Books include Happier Far: Essays (UGA Press, 2025), two poetry collections, Tiny Extravaganzas (Arrowsmith Press, 2023), Forest with Castanets (Four Way Books, 2019), and a study of technique, How to Write Poetry (2005). Her agent Jennifer Lyons will soon be shopping her novel set in 1946-7 India.
Her work has been recognized by fellowships at Civitella Ranieri and Yaddo, the Café Royal Cultural Foundation, and the Peter Heinegg Literary Award. She was an editor at A Public Space, PEN America, and Guernica. She publishes poetry, essays, and criticism for The New Yorker, The New York Times, The Times Literary Supplement, The Wall Street Journal, Harvard Review, Harvard Divinity Bulletin, Kenyon Review, The Guardian, Virginia Quarterly Review, and A Public Space.
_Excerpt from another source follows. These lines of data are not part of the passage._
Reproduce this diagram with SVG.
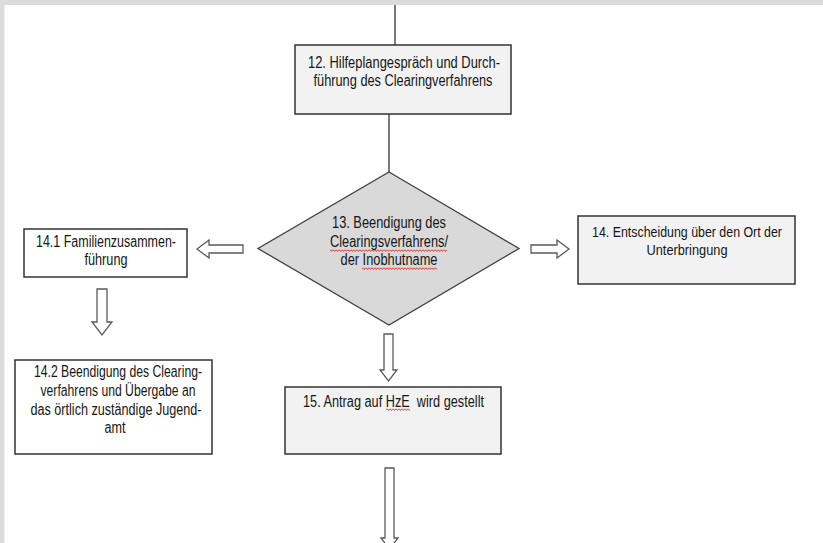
<svg xmlns="http://www.w3.org/2000/svg" width="823" height="543" viewBox="0 0 823 543">
  <defs>
    <pattern id="wave" width="3" height="3" patternUnits="userSpaceOnUse">
      <polyline points="0,0.6 1.5,2.4 3,0.6" fill="none" stroke="#e02020" stroke-width="0.9"/>
    </pattern>
  </defs>
  <style>
    .box { stroke: #333333; stroke-width: 1.5; }
    .grey { fill: #f2f2f2; }
    .white { fill: #ffffff; }
    .dia { fill: #d9d9d9; stroke: #404040; stroke-width: 1.3; }
    .line { stroke: #222222; stroke-width: 1.2; fill: none; }
    .blk { fill: #ffffff; stroke: #5a5a5a; stroke-width: 1.3; stroke-linejoin: miter; }
    text { font-family: "Liberation Sans", Arial, sans-serif; font-size: 16px; fill: #161616; text-anchor: middle; }
    .sm { font-size: 15.5px; }
  </style>
  <rect x="0" y="0" width="823" height="543" fill="#dcdcdc"/>
  <rect x="4.5" y="5" width="818.5" height="538" fill="#ffffff"/>

  <g id="connectors">
    <line class="line" x1="395" y1="5" x2="395" y2="45"/>
    <line class="line" x1="389" y1="114" x2="389" y2="172"/>
    <polygon class="blk" points="243,245 209,245 209,240 197,249 209,258 209,253 243,253"/>
    <polygon class="blk" points="531,245 557,245 557,240 569,249 557,258 557,253 531,253"/>
    <polygon class="blk" points="97,289 107,289 107,322 112,322 102,335 92,322 97,322"/>
    <polygon class="blk" points="384,334 393,334 393,370 397,370 388.5,381 380,370 384,370"/>
    <polygon class="blk" points="385,468 394,468 394,538 398,538 389.5,549 381,538 385,538"/>
  </g>

  <g id="node12">
    <rect class="box grey" x="295" y="45" width="216" height="69"/>
    <text x="404" y="68" textLength="192" lengthAdjust="spacingAndGlyphs">12. Hilfeplangespräch und Durch-</text>
    <text x="403" y="86" textLength="179" lengthAdjust="spacingAndGlyphs">führung des Clearingverfahrens</text>
  </g>

  <g id="node13">
    <polygon class="dia" points="389,172 519,248.5 389,325 258,248.5"/>
    <text x="389" y="228" textLength="114" lengthAdjust="spacingAndGlyphs">13. Beendigung des</text>
    <text x="389" y="247" textLength="118" lengthAdjust="spacingAndGlyphs">Clearingsverfahrens/</text>
    <text x="389" y="265" textLength="97" lengthAdjust="spacingAndGlyphs">der Inobhutname</text>
    <rect x="330" y="249" width="117" height="3" fill="url(#wave)"/>
    <rect x="362" y="267" width="75" height="3" fill="url(#wave)"/>
  </g>

  <g id="node14">
    <rect class="box grey" x="578" y="216" width="217" height="68"/>
    <text class="sm" transform="translate(687,237) scale(0.8,1)" x="0" y="0">14. Entscheidung über den Ort der</text>
    <text class="sm" x="687" y="255" textLength="81" lengthAdjust="spacingAndGlyphs">Unterbringung</text>
  </g>

  <g id="node14_1">
    <rect class="box white" x="24" y="229" width="163" height="48"/>
    <text x="106" y="247" textLength="140" lengthAdjust="spacingAndGlyphs">14.1 Familienzusammen-</text>
    <text x="106" y="265" textLength="43" lengthAdjust="spacingAndGlyphs">führung</text>
  </g>

  <g id="node14_2">
    <rect class="box white" x="15" y="360" width="197" height="94"/>
    <text x="118" y="377" textLength="168" lengthAdjust="spacingAndGlyphs">14.2 Beendigung des Clearing-</text>
    <text x="118" y="396" textLength="155" lengthAdjust="spacingAndGlyphs">verfahrens und Übergabe an</text>
    <text x="116" y="415" textLength="171" lengthAdjust="spacingAndGlyphs">das örtlich zuständige Jugend-</text>
    <text x="115" y="433" textLength="21" lengthAdjust="spacingAndGlyphs">amt</text>
  </g>

  <g id="node15">
    <rect class="box grey" x="285" y="387" width="216" height="67"/>
    <text x="393.5" y="407" textLength="181" lengthAdjust="spacingAndGlyphs" xml:space="preserve">15. Antrag auf HzE  wird gestellt</text>
    <rect x="386" y="408" width="24" height="3" fill="url(#wave)"/>
  </g>
</svg>
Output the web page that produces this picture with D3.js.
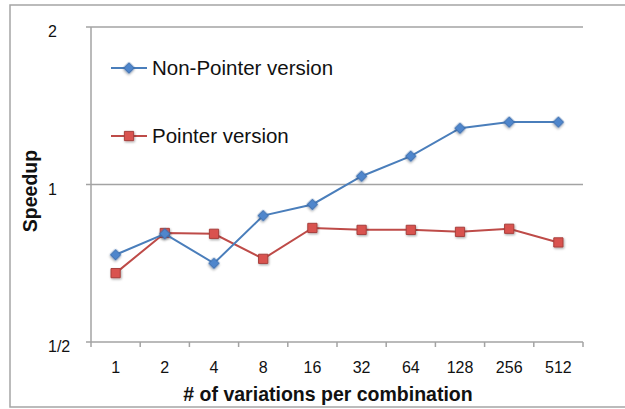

Mehta has collaborated with musicians to invent a new ways of working through sound together, and with two photographer/visual artists. She’s immersed in a lifelong collaborative reading of Dante’s Commedia, and she is poet in residence with the New Chamber Ballet in New York City. (Read a poem about one of the dancers in the New Yorker.) She was a judge for the 2024 Derek Walcott Prize with Arrowsmith Press and for the 2025-2028 Silvers-Dudley Prizes for literary criticism, arts writing, and journalism.